GitHub Secret Scanning gives loads of value off-the-shelf, with highly precise vendor secret detection, but sometimes a customer wants something that isn’t already covered by the built-in patterns.

For that, our custom patterns for Advanced Security are perfect, and I’ve just released some that I’ve written for a couple of customers (and also on a whim).

Here’s the list:

.NET Configuration file, e.g. <add key="password" value="somesecret" />
.NET machineKey, e.g. <machineKey validationKey="..." />
Database connection string, e.g. Server=myServerAddress;Database=myDataBase;User Id=myUsername;Password=myPassword;
MS SQLServer TSQL user creation, e.g. CREATE LOGIN user1 WITH PASSWORD = 'password';
Commonly leaked weak passwords, e.g. creds = "p@ssw0rd"
Sentry tokens, secrets and keys, e.g. SENTRY_API_KEY = '1234567890abcdef1234567890abcdef'
Bearer tokens, e.g. Authorization: Bearer AAAAAAAAAAAA
DataDog API and app keys, e.g. datadog_api_key: 1234567890abcdef1234567890abcdef

You can find them in the GitHub Advanced Security Field Secret Scanning Custom Patterns repository.

DataDog API and app keys

These DataDog keys are on-the-face-of-it a bit hard to spot, since they are just strings of hex characters, 32 and 40 characters long. We do detect them in our vendor patterns, and alert DataDog to them, but we don’t have a user-facing alert or push protection for them, since that would come with a mass of false positives on MD5 hashes and so on.

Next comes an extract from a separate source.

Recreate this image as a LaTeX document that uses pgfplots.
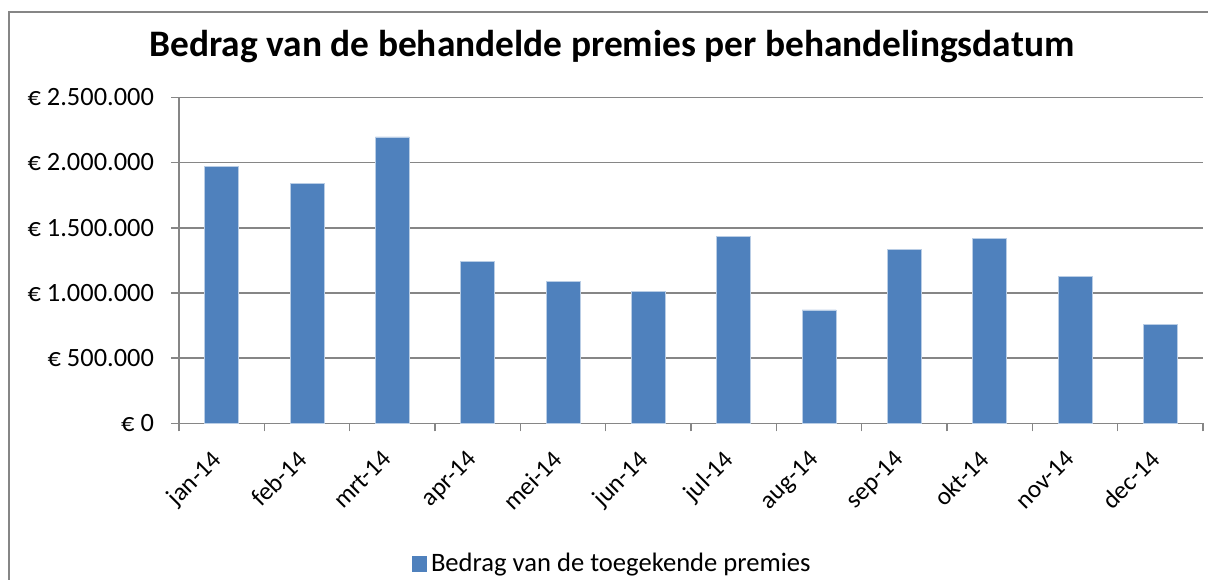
\documentclass[border=0pt]{standalone}
\usepackage{pgfplots}
\pgfplotsset{compat=1.18}
\usepackage{fontspec}
\setmainfont{Carlito}
\definecolor{barblue}{RGB}{79,129,189}
\definecolor{baredge}{RGB}{185,205,229}
\definecolor{gridgray}{RGB}{134,134,134}
\begin{document}
\begin{tikzpicture}
\useasboundingbox (0pt,0pt) rectangle (604pt,-289.5pt);
\begin{scope}
\clip (0pt,0pt) rectangle (604pt,-289.5pt);
\draw[gridgray, line width=0.8pt] (4.6pt,-6pt) rectangle (640pt,-320pt);
\end{scope}
\node[font=\fontsize{18.7}{22}\selectfont\bfseries] at (306pt,-23.5pt) {Bedrag van de behandelde premies per behandelingsdatum};
\begin{axis}[
  at={(89.5pt,-211.65pt)}, anchor=south west,
  scale only axis, width=512pt, height=163pt,
  ybar, bar width=17pt,
  xmin=-0.5, xmax=11.5, ymin=0, ymax=2500000,
  scaled y ticks=false,
  axis x line*=bottom, axis y line*=left,
  axis line style={gridgray, line width=0.8pt},
  xtick={-0.5,0.5,...,11.5}, xticklabels={},
  extra x ticks={0,1,...,11},
  extra x tick labels={jan-14,feb-14,mrt-14,apr-14,mei-14,jun-14,jul-14,aug-14,sep-14,okt-14,nov-14,dec-14},
  extra x tick style={major tick length=0pt, xticklabel style={font=\fontsize{12.6}{14}\selectfont, rotate=45, anchor=north east, xshift=-9.5pt, yshift=-1.5pt}},
  ytick={0,500000,1000000,1500000,2000000,2500000},
  yticklabels={€ 0,€ 500.000,€ 1.000.000,€ 1.500.000,€ 2.000.000,€ 2.500.000},
  tick align=outside, major tick length=4pt,
  tick style={gridgray, line width=0.8pt},
  ymajorgrids, grid style={gridgray, line width=0.8pt},
  yticklabel style={font=\fontsize{13.2}{15}\selectfont, xshift=-5pt},
  legend style={at={(0.424,-0.4316)}, anchor=center, draw=none, fill=none, font=\fontsize{13.3}{15}\selectfont, inner sep=0pt},
  legend image code/.code={\fill[barblue] (0pt,-3.6pt) rectangle (7.2pt,3.6pt);},
  clip=false,
]
\addplot[fill=barblue, draw=baredge, line width=0.4pt] coordinates {
(0,1973000) (1,1837000) (2,2196000) (3,1242000) (4,1089000) (5,1012000)
(6,1434000) (7,869000) (8,1334000) (9,1421000) (10,1124000) (11,759000)};
\addlegendentry{Bedrag van de toegekende premies}
\end{axis}
\end{tikzpicture}
\end{document}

I decided that I’d take a look into what I can do to help customers spot these keys, and I came up with a custom pattern that looks for them in context.

This custom pattern gives you the option to use push protection for DataDog keys, so you can prevent having to rotate secrets and clean things up on the developer’s own machine.

That’s done by adding context that DataDog keys are commonly used in, such as datadog_api_key: <key>.

Sentry tokens, secrets and keys

It’s a similar story with Sentry tokens, secrets and keys. They’re strings of hex characters, 32 and 64 characters long, so they’re hard to spot without a lot of false positives.

We can spot them in context in several config file formats, including .env format, in a plugin for webpack, and in Terraform files.

Commonly leaked passwords

That commonly leaked weak passwords pattern is, um, “fun”. For such a generic pattern, there’s a balance between false positives and false negatives.

I took inspiration from the OWASP SecLists project to come up with a list of passwords that are most commonly leaked, such as “password123” or “football”. I then added some variations to make them spot more of the SecLists passwords, so we can spot things like “P@55w0rd123!”, which a naïve user would imagine is hard to predict (it’s not!).

I deliberately restricted it to looking for contexts that look like a variable or key assignment, so that it doesn’t just match on these words in plain text, in the middle of a sentence, but I didn’t constrain it to just password: <pattern>, so there’s still lots of potential for false positives.

You could loosen that restriction and look for these in any context at all, but that would hugely increase the false positive rate.

It’s best to use something like this in dry-run to audit for passwords, without flooding developers with results from a published pattern. You can then spot places where hardcoded passwords are being used, and develop a specific pattern for that.

You could tighten it up by adding some constraints to the “before” part of the password, so that it has to be a key that looks “passwordy”, but that comes with the risk of missing some passwords. If you want to do that, you can take inspiration from the existing “generic password” pattern.